Since there are no written accounts of the building process of the pyramid, and there aren’t any plans that tell us what the pyramid was envisioned to look like before it was constructed, we can’t possibly know what was located at its very top.
However, given the mind-boggling precision, alignment and size of the pyramid, we can assume that whatever was located on top of it, must have been of great importance, and looked just as stunning as the pyramid beneath.
Since no records of the pyramid prevail, we can only wonder what it looked like when completed. However, many scholars have theorized that its capstone was made either of gold–or a shiny material–or was build out of stone, and then covered by gold.
If the Great Pyramid of Giza did have a capstone in the past, how was it removed, and what happened to it? If it was made of gold, how on Earth would someone remove such a massive piece?
Perhaps it was loosened by earthquakes, but if so, it would have surely caused great damage to the core of the pyramid, and evidence of something massive rolling down the pyramid has not been found.
Today, only an empty space remains atop the pyramid, marked by a mast or flagpole that is said to have been placed there by astronomers in 1874, who were attempting to calculate where the pyramid’s apex would have been once the structure was completed.
Curiously, the missing capstone is not unique to Khufu’s pyramid. The second-largest pyramid at the Giza plateau, the Pyramid of Khafre also has a missing top.

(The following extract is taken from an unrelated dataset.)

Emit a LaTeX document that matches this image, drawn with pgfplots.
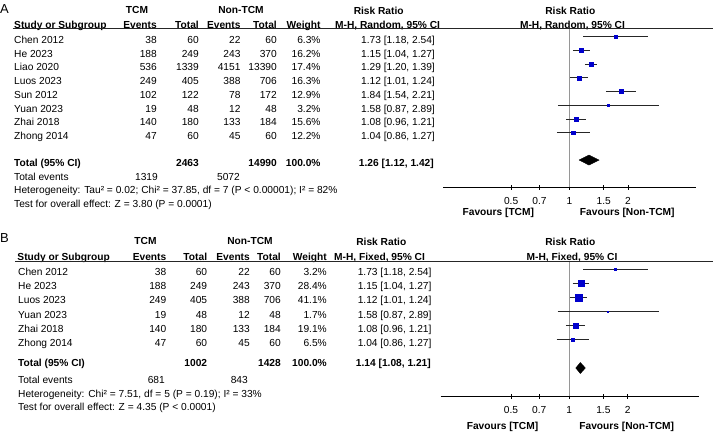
\documentclass[border=0pt]{standalone}
\usepackage{fontspec}
\setmainfont{Liberation Sans}
\usepackage{pgfplots}
\usepackage{pgfplotstable}
\pgfplotsset{compat=1.18}
\definecolor{rmblue}{RGB}{0,0,205}
\definecolor{rmgray}{RGB}{150,150,150}
\newcommand\fs{\fontsize{10.2bp}{12bp}\selectfont}
\newcommand\fb{\fontsize{10.2bp}{12bp}\selectfont\bfseries}
\tikzset{
 tl/.style={anchor=base west, inner sep=0pt, font=\fs},
 tr/.style={anchor=base east, inner sep=0pt, font=\fs},
 tc/.style={anchor=base, inner sep=0pt, font=\fs},
 bl/.style={anchor=base west, inner sep=0pt, font=\fb},
 br/.style={anchor=base east, inner sep=0pt, font=\fb},
 bc/.style={anchor=base, inner sep=0pt, font=\fb},
}
\newcommand\Lt[3]{\node[tl] at (#1,#2+3.6) {#3};}
\newcommand\Rt[3]{\node[tr] at (#1,#2+3.6) {#3};}
\newcommand\Ct[3]{\node[tc] at (#1,#2+3.6) {#3};}
\newcommand\Lb[3]{\node[bl] at (#1,#2+3.6) {#3};}
\newcommand\Rb[3]{\node[br] at (#1,#2+3.6) {#3};}
\newcommand\Cb[3]{\node[bc] at (#1,#2+3.6) {#3};}
% panel rows: y, name, e1, t1, e2, t2, weight, rr
\newcommand\rowA[8]{\Lt{14}{#1}{#2}\Rt{157}{#1}{#3}\Rt{199}{#1}{#4}\Rt{240.7}{#1}{#5}\Rt{277}{#1}{#6}\Rt{320.7}{#1}{#7}\Rt{435}{#1}{#8}}
\newcommand\rowB[8]{\Lt{18}{#1}{#2}\Rt{166.5}{#1}{#3}\Rt{207.3}{#1}{#4}\Rt{250}{#1}{#5}\Rt{281}{#1}{#6}\Rt{327}{#1}{#7}\Rt{431.7}{#1}{#8}}

% k = row, rr, lo, hi, hs = half side of square
\pgfplotstableread{
k rr lo hi hs
0 1.73 1.18 2.54 1.35
1 1.15 1.04 1.27 2.15
2 1.29 1.20 1.39 2.25
3 1.12 1.01 1.24 2.15
4 1.84 1.54 2.21 1.95
5 1.58 0.87 2.89 0.95
6 1.08 0.96 1.21 2.1
7 1.04 0.86 1.27 1.85
}\dataA
\pgfplotstableread{
k rr lo hi hs
0 1.73 1.18 2.54 0.95
1 1.15 1.04 1.27 2.85
2 1.12 1.01 1.24 3.5
3 1.58 0.87 2.89 0.7
4 1.08 0.96 1.21 2.35
5 1.04 0.86 1.27 1.35
}\dataB

\newcommand\forestopts{scale only axis, xmode=log, axis x line*=bottom, axis y line*=left,
  y axis line style={draw=none}, ytick=\empty, yticklabels={},
  xtick={0.5,0.7,1,1.5,2}, xticklabels={0.5,0.7,1,1.5,2}, xminorticks=false,
  tick align=center, major tick length=5bp,
  x tick style={black, line width=0.8bp},
  x axis line style={black, line width=0.8bp},
  xticklabel style={font=\fs, anchor=base, inner sep=0pt, yshift=-14.6bp},
  clip=false}

% draws CI line and weighted square for row #1 of table #2
\newcommand\studyplot[2]{%
  \pgfplotstablegetelem{#1}{rr}\of#2\let\vRR\pgfplotsretval
  \pgfplotstablegetelem{#1}{lo}\of#2\let\vLo\pgfplotsretval
  \pgfplotstablegetelem{#1}{hi}\of#2\let\vHi\pgfplotsretval
  \pgfplotstablegetelem{#1}{hs}\of#2\let\vHs\pgfplotsretval
  \edef\doplot{\noexpand\addplot[black!85, line width=0.8bp, forget plot] coordinates {(\vLo,-#1) (\vHi,-#1)};
    \noexpand\addplot[only marks, mark=square*, mark size=\vHs pt, color=rmblue, mark options={line width=0.2pt}, forget plot] coordinates {(\vRR,-#1)};}%
  \doplot}

\begin{document}
\begin{tikzpicture}
\begin{scope}[x=1bp, y=-1bp]
\useasboundingbox (0,0) rectangle (713,437);

% ================= Panel A text =================
\node[anchor=base west, inner sep=0pt, font=\fontsize{13bp}{15bp}\selectfont] at (0,13.6) {A};
\Cb{137}{10}{TCM}
\Cb{241}{10}{Non-TCM}
\Cb{378.7}{10.5}{Risk Ratio}
\Cb{570.3}{10.5}{Risk Ratio}
\Lb{14}{25}{Study or Subgroup}
\Rb{157}{25}{Events}
\Rb{199}{25}{Total}
\Rb{240.7}{25}{Events}
\Rb{277}{25}{Total}
\Rb{320.7}{25}{Weight}
\Lb{335}{25}{M-H, Random, 95\% CI}
\Cb{572.5}{25}{M-H, Random, 95\% CI}
\draw[line width=1bp, black!85] (12.7,29) -- (713,29);

\rowA{40}{Chen 2012}{38}{60}{22}{60}{6.3\%}{1.73 [1.18, 2.54]}
\rowA{53.7}{He 2023}{188}{249}{243}{370}{16.2\%}{1.15 [1.04, 1.27]}
\rowA{67.4}{Liao 2020}{536}{1339}{4151}{13390}{17.4\%}{1.29 [1.20, 1.39]}
\rowA{81.1}{Luos 2023}{249}{405}{388}{706}{16.3\%}{1.12 [1.01, 1.24]}
\rowA{94.8}{Sun 2012}{102}{122}{78}{172}{12.9\%}{1.84 [1.54, 2.21]}
\rowA{108.5}{Yuan 2023}{19}{48}{12}{48}{3.2\%}{1.58 [0.87, 2.89]}
\rowA{122.2}{Zhai 2018}{140}{180}{133}{184}{15.6\%}{1.08 [0.96, 1.21]}
\rowA{135.9}{Zhong 2014}{47}{60}{45}{60}{12.2\%}{1.04 [0.86, 1.27]}

\Lb{14}{162.7}{Total (95\% CI)}
\Rb{199}{162.7}{2463}
\Rb{277}{162.7}{14990}
\Rb{320.7}{162.7}{100.0\%}
\Rb{434}{162.7}{1.26 [1.12, 1.42]}
\Lt{14}{176.5}{Total events}
\Rt{158}{176.5}{1319}
\Rt{240}{176.5}{5072}
\Lt{14}{189.5}{Heterogeneity: Tau² = 0.02; Chi² = 37.85, df = 7 (P < 0.00001); I² = 82\%}
\Lt{14}{203.5}{Test for overall effect: Z = 3.80 (P = 0.0001)}
\Cb{498.3}{212.3}{Favours [TCM]}
\Cb{627.3}{212.3}{Favours [Non-TCM]}

% ================= Panel B text =================
\node[anchor=base west, inner sep=0pt, font=\fontsize{13bp}{15bp}\selectfont] at (0,242.6) {B};
\Cb{145.5}{241}{TCM}
\Cb{250}{241}{Non-TCM}
\Cb{381.3}{242}{Risk Ratio}
\Cb{570.3}{242}{Risk Ratio}
\Lb{17.3}{257}{Study or Subgroup}
\Rb{166.5}{257}{Events}
\Rb{207.3}{257}{Total}
\Rb{250}{257}{Events}
\Rb{281}{257}{Total}
\Rb{327}{257}{Weight}
\Lb{334}{257}{M-H, Fixed, 95\% CI}
\Cb{572}{257}{M-H, Fixed, 95\% CI}
\draw[line width=1bp, black!85] (15,262) -- (713,262);

\rowB{271.7}{Chen 2012}{38}{60}{22}{60}{3.2\%}{1.73 [1.18, 2.54]}
\rowB{285.96}{He 2023}{188}{249}{243}{370}{28.4\%}{1.15 [1.04, 1.27]}
\rowB{300.2}{Luos 2023}{249}{405}{388}{706}{41.1\%}{1.12 [1.01, 1.24]}
\rowB{314.5}{Yuan 2023}{19}{48}{12}{48}{1.7\%}{1.58 [0.87, 2.89]}
\rowB{328.7}{Zhai 2018}{140}{180}{133}{184}{19.1\%}{1.08 [0.96, 1.21]}
\rowB{343}{Zhong 2014}{47}{60}{45}{60}{6.5\%}{1.04 [0.86, 1.27]}

\Lb{18}{363.3}{Total (95\% CI)}
\Rb{207.3}{363.3}{1002}
\Rb{281}{363.3}{1428}
\Rb{327}{363.3}{100.0\%}
\Rb{431}{363.3}{1.14 [1.08, 1.21]}
\Lt{18}{379.5}{Total events}
\Rt{165}{379.5}{681}
\Rt{248}{379.5}{843}
\Lt{18}{394}{Heterogeneity: Chi² = 7.51, df = 5 (P = 0.19); I² = 33\%}
\Lt{18}{406.5}{Test for overall effect: Z = 4.35 (P < 0.0001)}
\Cb{502.5}{426}{Favours [TCM]}
\Cb{626.7}{426}{Favours [Non-TCM]}
\end{scope}

% ================= Panel A plot =================
\edef\tmp{\noexpand\begin{axis}[\unexpanded\expandafter{\forestopts}, at={(443.3bp,-187.3bp)}, anchor=south west,
  width=252.4bp, height=158.3bp,
  xmin=0.2236, xmax=4.472, ymin=-10.99, ymax=0.562]}\tmp
\addplot[rmgray, line width=1.5bp, forget plot] coordinates {(1,0.562) (1,-10.99)};
\pgfplotsinvokeforeach{0,...,7}{\studyplot{#1}{\dataA}}
\addplot[fill=black, draw=black, line width=0.4bp] coordinates {(1.12,-9) (1.26,-9.365) (1.42,-9) (1.26,-8.635) (1.12,-9)};
\end{axis}

% ================= Panel B plot =================
\edef\tmp{\noexpand\begin{axis}[\unexpanded\expandafter{\forestopts}, at={(440.7bp,-396bp)}, anchor=south west,
  width=258.3bp, height=134bp,
  xmin=0.2167, xmax=4.675, ymin=-8.986, ymax=0.518]}\tmp
\addplot[rmgray, line width=1.5bp, forget plot] coordinates {(1,0.518) (1,-8.986)};
\pgfplotsinvokeforeach{0,...,5}{\studyplot{#1}{\dataB}}
\addplot[fill=black, draw=black, line width=0.4bp] coordinates {(1.08,-7) (1.14,-7.39) (1.21,-7) (1.14,-6.61) (1.08,-7)};
\end{axis}
\end{tikzpicture}
\end{document}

Although the pyramid of Khafre retains most of its upper casing stones, its top-most part is destroyed.
Although the summit of Khafre’s pyramid is in much better condition compared to the top of Khufu’s pyramid, both these ancient structures are void of their capstone.
It would seem that either by works of nature or that of man, whatever was located on top of the pyramid once these were completed is now destroyed.